Description
The Leakage Diagnosis Benchmark (LeakDB). The dataset is comprised of a large number of artificially created but realistic leakage scenarios, on different water distribution networks, under varying conditions. Additionally, a scoring algorithm was developed to evaluate the results of different algorithms using various metrics. The dataset is stored in an open research data repository.
How to Use
The benchmark contains 1000 scenarios based on the Net1 and
the same number of scenarios based on the Hanoi network.
For each scenario, the pressure, demands, and flow rates at every node/link in the
network are provided as .csv files.
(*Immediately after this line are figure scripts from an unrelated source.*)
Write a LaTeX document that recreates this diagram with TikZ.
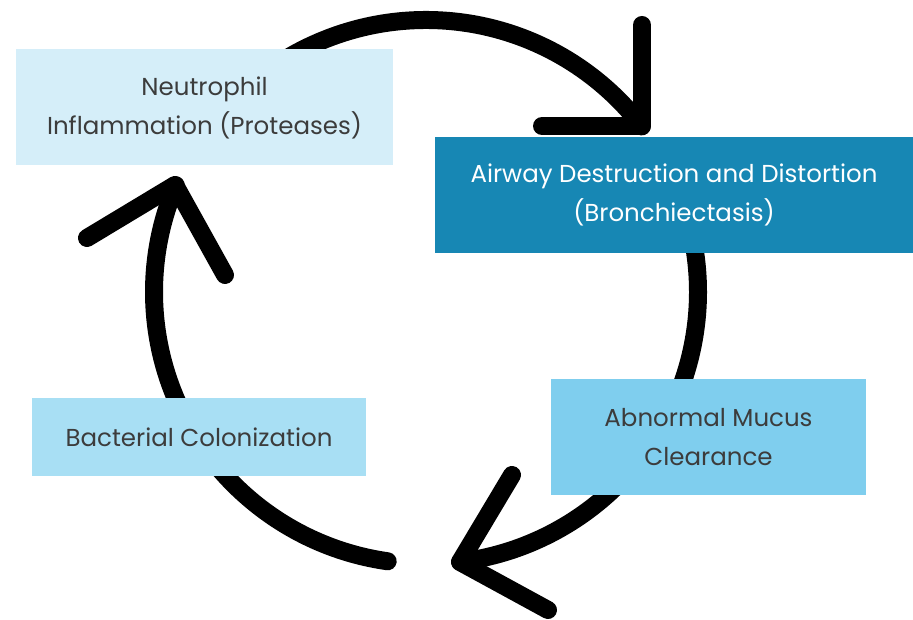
\documentclass[tikz,border=0pt]{standalone}
\usepackage{fontspec}
\setmainfont{Poppins}
\definecolor{boxA}{HTML}{D5EEF9}
\definecolor{boxB}{HTML}{1787B4}
\definecolor{boxC}{HTML}{7FCEEE}
\definecolor{boxD}{HTML}{A8DFF4}
\definecolor{txt}{HTML}{3C3C3C}
\begin{document}
\begin{tikzpicture}[x=1pt,y=1pt,
  loopline/.style={line width=18pt, line cap=round, line join=round, black},
  stagebox/.style={rectangle, inner sep=0pt, align=center, text=txt,
    font=\fontsize{24.5}{39}\selectfont}]
\useasboundingbox (0,0) rectangle (913,620);
\coordinate (c) at (426,328);
% arcs
\draw[loopline] ([shift={(140:272)}]c) arc[start angle=140, end angle=37.5, radius=272];
\draw[loopline] ([shift={(15:272)}]c) arc[start angle=15, end angle=-82.8, radius=272];
\draw[loopline] ([shift={(-98.1:272)}]c) arc[start angle=-98.1, end angle=-203.1, radius=272];
% arrowheads
\coordinate (a1) at (642,595); \coordinate (a2) at (642,494); \coordinate (a3) at (542,494);
\draw[loopline] (a1) -- (a2) -- (a3);
\coordinate (b1) at (512,145); \coordinate (b2) at (460,58); \coordinate (b3) at (548,10);
\draw[loopline] (b1) -- (b2) -- (b3);
\coordinate (c1) at (87,382); \coordinate (c2) at (175,435); \coordinate (c3) at (225,345);
\draw[loopline] (c1) -- (c2) -- (c3);
% boxes
\node[stagebox, fill=boxA, minimum width=377pt, minimum height=116pt] (neut) at (204.5,512.5)
  {\raisebox{-3pt}{Neutrophil}\\\raisebox{-3pt}{Inflammation (Proteases)}};
\node[stagebox, fill=boxB, text=white, minimum width=478pt, minimum height=116pt] (airway) at (674,425)
  {Airway Destruction and Distortion\\(Bronchiectasis)};
\node[stagebox, fill=boxC, minimum width=315pt, minimum height=116pt] (mucus) at (708.5,182.5)
  {Abnormal Mucus\\Clearance};
\node[stagebox, fill=boxD, minimum width=334pt, minimum height=78pt] (bact) at (199,183)
  {Bacterial Colonization};
\end{tikzpicture}
\end{document}
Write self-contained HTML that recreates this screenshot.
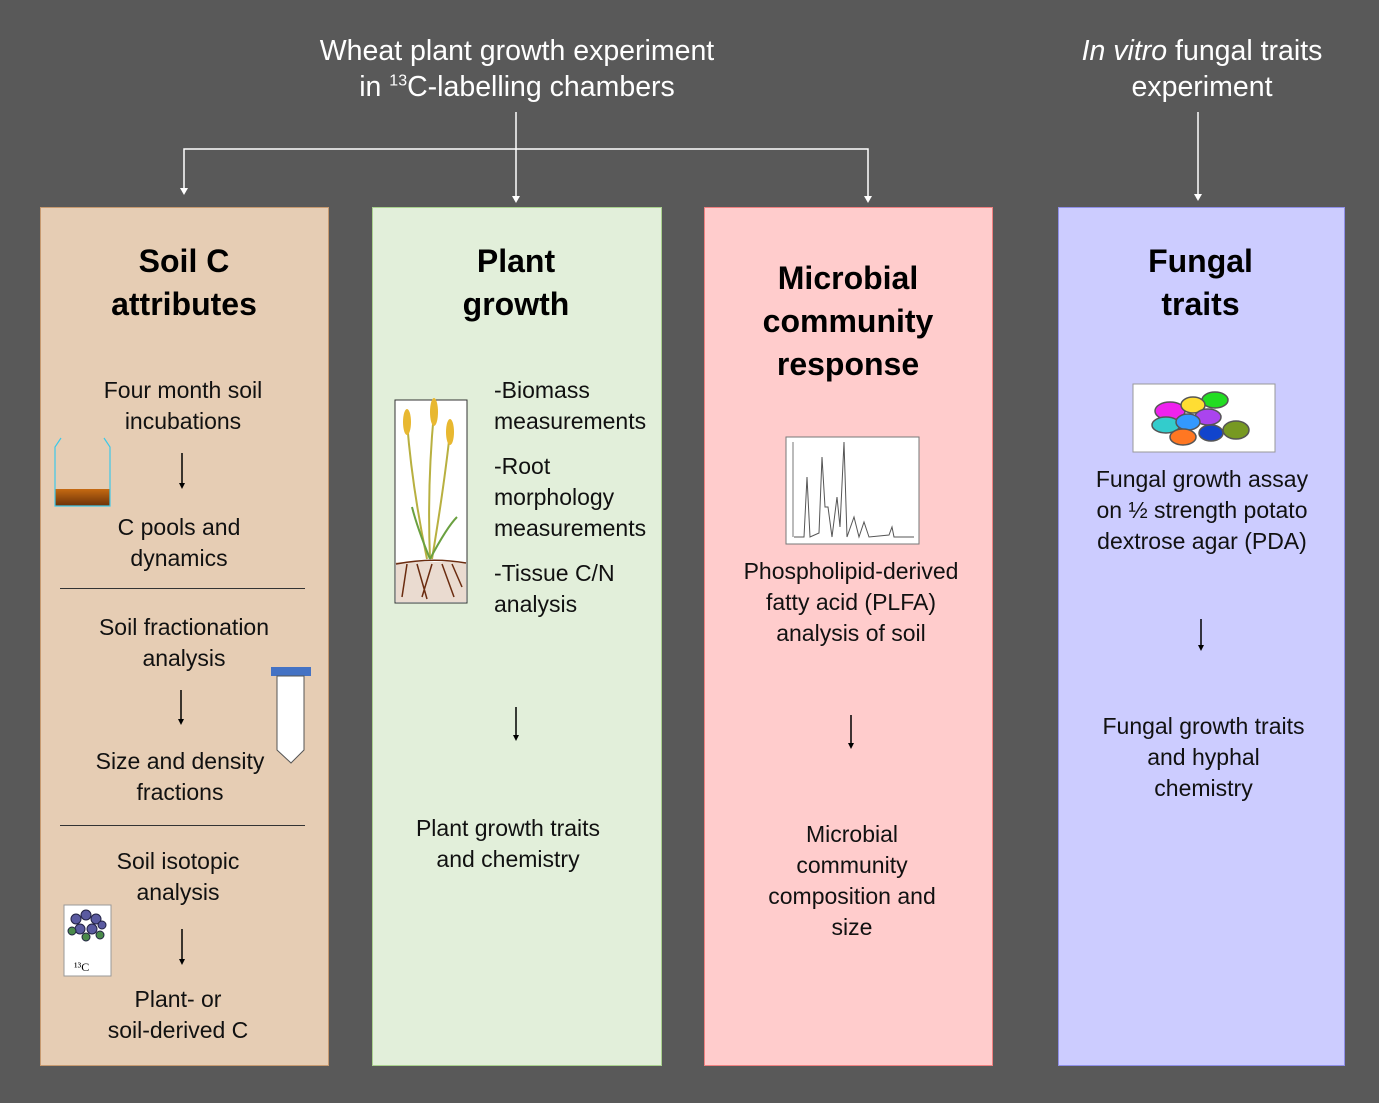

The leakage location and type (abrupt, incipient) are provided
as well (see Leaks
folder) – note that not every scenario contains leakages.
Furthermore, the .inp file used for the simulation is available as well.
Labels for each time step (30-minute steps) indicating the presence of a leak
are given in Labels.csv
.
Usage in Python
This benchmark is also available in Python under the key “KIOS-LeakDB”:
leakdb = load("KIOS-LeakDB")
Detailed information about the provided functionality can be found in the documentation.
Loading the original data set
The original data set can be loaded as Numpy arrays by calling the
load_data()
function:
# Load original data set for Net1 as labeled Numpy array
# Labels:
# 1: Leak is present
# 0: No leak is present
X, y_leak = leakdb.load_data(use_net1=True, return_X_y=True)
Besides loading the entire data set of 1000 scenarios, it is also possible to load a sub-set of scenarios only:
# Load the first 10 Net1 scenarios as labeled Numpy array
X, y_leak = leakdb.load_data(scenarios_id=range(10), use_net1=True, return_X_y=True)
Besides the data set, this benchmark also provides the original evaluation function implemented in
compute_evaluation_score()
.
In the context of the previous example of the first 10 Net1 scenarios, this could look
like as follows:
# Predict the presence of a leakage for each time step in each scenario
y_pred_labels_per_scenario = ...
# Evaluate prediction
score = compute_evaluation_score(scenarios_id=range(10), use_net1=True,
y_pred_labels_per_scenario=y_pred_labels_per_scenario)
Loading the scenario configurations
Besides loading the original (already simulated) data sets, it is also possible to load the
scenario configuration in EPyT-Flow by calling
the load_scenarios()
function – i.e. the user can modify the scenarios and run the simulation themself:
# Load the first Net1 scenarios as an EPyT-Flow scenario
scenario, = leakdb.load_scenarios(scenarios_id=[0], use_net1=True)
# Modify scenario and run simulation
from epyt_flow.simulation import ScenarioSimulator
with ScenarioSimulator(scenario_config=scenario) as scenario:
# ....
Note that due to uncertainties and other factors in the original simulation, the simulated results will differ from the original data set.
Reference
Vrachimis, S. G., Kyriakou, M. S., Eliades, D. G. and Polycarpou, M. M. (2018). LeakDB: A benchmark dataset for leakage diagnosis in water distribution networks. In Proc. of WDSA / CCWI Joint Conference (Vol. 1).